QUEL CHE ABBIAMO VISTO E UDITO
Tutti quelli che udivano si stupirono delle cose dette loro dai pastori. Maria, da parte sua, custodiva tutte queste cose, meditandole nel suo cuore. Luca 2,16-21
Nel primo giorno dell’anno è naturale spingere lo sguardo in avanti, verso quel che ci aspetta, con le attese che ogni inizio porta con sé.
La Chiesa in questo giorno ci fa contemplare la Maternità di Maria, che parla dell’entrata del Figlio di Dio nella condizione di uomo. È l’inizio di una nuova epoca che la seconda lettura chiama «pienezza del tempo».
Eppure il Vangelo di questa festa registra un tipo di atteggiamento che non sembra essere orientato in avanti, ma indietro.
I pastori «riferirono ciò che del bambino era stato detto loro», Maria fissa quel che sta succedendo custodendo «tutte queste cose, meditandole nel suo cuore»; gli stessi pastori tornano indietro e sono pieni di gratitudine per quel che hanno «udito e visto»; Gesù viene chiamato con il nome che era stato indicato prima del concepimento.
Si fa tutto custodendo e ricordando indicazioni ricevute, parole ascoltate, fatti accaduti. Il problema non sembrerebbe tanto quello di andare avanti quanto quello di non farsi sfuggire quel che si ha dietro.
È il tema della memoria, della gratitudine, della custodia.
C’è chi crede che la migliore maniera di andare avanti sia cancellare la tristezza del passato e rimuovere tutto l’irrisolto buttandoselo alle spalle.
Invece, i pastori e soprattutto Maria entrano nella più grande delle novità tenendo stretti i fatti e le indicazioni del passato. La saggezza non ci piove addosso spontanea, ma è il frutto maturo della memoria e deriva dal saper rintracciare il filo rosso che unisce la nostra avventura, ed è una sintesi interiore che ci pone davanti al futuro avendo scoperto il segreto del passato.

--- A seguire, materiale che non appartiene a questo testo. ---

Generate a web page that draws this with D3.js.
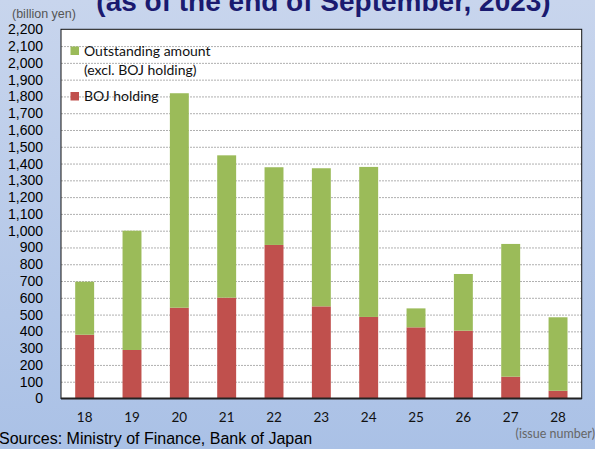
<!DOCTYPE html>
<html>
<head>
<meta charset="utf-8">
<script src="https://cdn.jsdelivr.net/npm/d3@7"></script>
<style>
  html, body { margin: 0; padding: 0; overflow: hidden; }
  svg { display: block; }
</style>
</head>
<body>
<svg id="chart" width="595" height="449"></svg>
<script>
// ---- data ----
const categories = ["18", "19", "20", "21", "22", "23", "24", "25", "26", "27", "28"];
const bojHolding = [380, 289, 541, 601, 915, 549, 486, 424, 404, 130, 46];
const outstandingExclBoj = [316, 711, 1278, 848, 463, 823, 894, 113, 338, 791, 438];
const yTicks = [0, 100, 200, 300, 400, 500, 600, 700, 800, 900, 1000, 1100, 1200, 1300, 1400, 1500, 1600, 1700, 1800, 1900, 2000, 2100, 2200];
const seriesNames = ["Outstanding amount", "BOJ holding"];
const titleText = "(as of the end of September, 2023)";
const unitText = "(billion yen)";
const xUnitText = "(issue number)";
const sourceText = "Sources: Ministry of Finance, Bank of Japan";

const colors = { outstanding: "#9bbb59", boj: "#c0504d" };

const W = 595, H = 449;
const plot = { left: 61, right: 581.7, top: 29.3, bottom: 398.5 };

const svg = d3.select("#chart");

// background gradient
const defs = svg.append("defs");
const grad = defs.append("linearGradient").attr("id", "bg").attr("x1", 0).attr("y1", 0).attr("x2", 0).attr("y2", 1);
grad.append("stop").attr("offset", "0%").attr("stop-color", "#c8d5ed");
grad.append("stop").attr("offset", "100%").attr("stop-color", "#aac1e6");
svg.append("rect").attr("width", W).attr("height", H).attr("fill", "url(#bg)");

// scales
const x = d3.scaleBand().domain(categories).range([plot.left, plot.right]).paddingInner(0.6).paddingOuter(0.3);
const y = d3.scaleLinear().domain([0, 2200]).range([plot.bottom, plot.top]);

// plot background
svg.append("rect")
  .attr("x", plot.left).attr("y", plot.top)
  .attr("width", plot.right - plot.left).attr("height", plot.bottom - plot.top)
  .attr("fill", "#ffffff");

// gridlines
const grid = svg.append("g")
  .attr("transform", `translate(${plot.left},0)`)
  .call(d3.axisLeft(y).tickValues(yTicks.filter(v => v > 0 && v < 2200)).tickSize(-(plot.right - plot.left)).tickFormat(""));
grid.select(".domain").remove();
grid.selectAll("line").attr("stroke", "#b0b0b0").attr("stroke-width", 1).attr("stroke-dasharray", "2,1");

// stacked data
const stackData = categories.map((c, i) => ({ cat: c, boj: bojHolding[i], out: outstandingExclBoj[i] }));
const stack = d3.stack().keys(["boj", "out"]);
const layers = stack(stackData);
const layerColors = [colors.boj, colors.outstanding];

svg.append("g").selectAll("g").data(layers).join("g")
  .attr("fill", (d, i) => layerColors[i])
  .selectAll("rect").data(d => d).join("rect")
  .attr("x", d => x(d.data.cat))
  .attr("width", x.bandwidth())
  .attr("y", d => y(d[1]))
  .attr("height", d => y(d[0]) - y(d[1]));

// plot border
svg.append("rect")
  .attr("x", plot.left).attr("y", plot.top)
  .attr("width", plot.right - plot.left).attr("height", plot.bottom - plot.top)
  .attr("fill", "none").attr("stroke", "#111").attr("stroke-width", 1);
svg.append("line")
  .attr("x1", plot.left).attr("x2", plot.right)
  .attr("y1", plot.bottom).attr("y2", plot.bottom)
  .attr("stroke", "#222").attr("stroke-width", 2);

// y axis labels
const yAxis = svg.append("g")
  .attr("transform", `translate(43,0)`)
  .call(d3.axisLeft(y).tickValues(yTicks).tickSize(0).tickPadding(0).tickFormat(d3.format(",")));
yAxis.select(".domain").remove();
yAxis.selectAll("text")
  .attr("font-family", "Liberation Sans, Arial, sans-serif")
  .attr("font-size", 14).attr("fill", "#000");

// x axis labels
const xAxis = svg.append("g")
  .attr("transform", `translate(0,${plot.bottom})`)
  .call(d3.axisBottom(x).tickSize(0).tickPadding(14));
xAxis.select(".domain").remove();
xAxis.selectAll("text")
  .attr("font-family", "Lato, sans-serif")
  .attr("font-size", 13.5).attr("fill", "#111");

// title
svg.append("text")
  .attr("x", 323.5).attr("y", 11)
  .attr("text-anchor", "middle")
  .attr("font-family", "Liberation Sans, Arial, sans-serif")
  .attr("font-weight", "bold").attr("font-size", 28)
  .attr("fill", "#1a1a70")
  .text(titleText);

// unit label
svg.append("text")
  .attr("x", 12).attr("y", 17.5)
  .attr("font-family", "Liberation Sans, Arial, sans-serif")
  .attr("font-size", 12.5).attr("fill", "#555")
  .text(unitText);

// x unit
svg.append("text")
  .attr("x", 595).attr("y", 438)
  .attr("text-anchor", "end")
  .attr("font-family", "Lato, sans-serif")
  .attr("font-size", 12.5).attr("fill", "#666")
  .text(xUnitText);

// sources
svg.append("text")
  .attr("x", -1).attr("y", 444)
  .attr("font-family", "Liberation Sans, Arial, sans-serif")
  .attr("font-size", 16).attr("fill", "#000")
  .text(sourceText);

// legend
const lg = svg.append("g").attr("font-family", "Lato, sans-serif").attr("font-size", 14).attr("fill", "#111");
lg.append("rect").attr("x", 70.5).attr("y", 46.5).attr("width", 8.5).attr("height", 8.5).attr("fill", colors.outstanding);
lg.append("text").attr("x", 84).attr("y", 55.5).text(seriesNames[0]);
lg.append("text").attr("x", 84).attr("y", 75).text("(excl. BOJ holding)");
lg.append("rect").attr("x", 70.5).attr("y", 92).attr("width", 8.5).attr("height", 8.5).attr("fill", colors.boj);
lg.append("text").attr("x", 84).attr("y", 101).text(seriesNames[1]);
</script>
</body>
</html>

GLORIFICARE E LODARE DIO. Per vivere bene l’anno che inizia vale la pena partire dalla gratitudine, passare in rassegna tante cose buone che ci sono successe, tanta grazia e misericordia ricevute, tanta pazienza di Dio con ognuno di noi e tanti fatti piccoli e meno piccoli che ci hanno consolato e rallegrato. È il migliore degli esami di coscienza: portare nella luce della consapevolezza quello che abbiamo visto e udito di bello, di luminoso, di importante. Di non farsi scivolare addosso la vita da superficiali, ma di fare come i pastori: glorificare e lodare Dio per tutto quel che abbiamo udito e visto.
Dicevano i Padri del deserto del quarto secolo che la radice del peccato è la smemoratezza. Mi dimentico di quanto ho visto e udito, mi scordo di quanto Dio mi voglia bene e allora cado nelle mie paure, mi impantano nei miei terrori. E ricado nella mia pusillanimità.
Mi devo ricordare quello che ho vissuto. Il male – per non ricaderci – e il bene – per ripercorrerne la strada.
Mi devo ricordare il mio dolore, perché mi tiene i piedi per terra e mi consente di avere compassione di fronte al dolore altrui. Mi devo ricordare la felicità, perché debbo sapere che non è una chimera, ma è parte della mia vita e non la devo dimenticare.
Devo ricordare tutto quel che mi serve per camminare bene. Diceva san Pio da Pietrelcina: il passato alla misericordia, il presente alla grazia, il futuro alla provvidenza.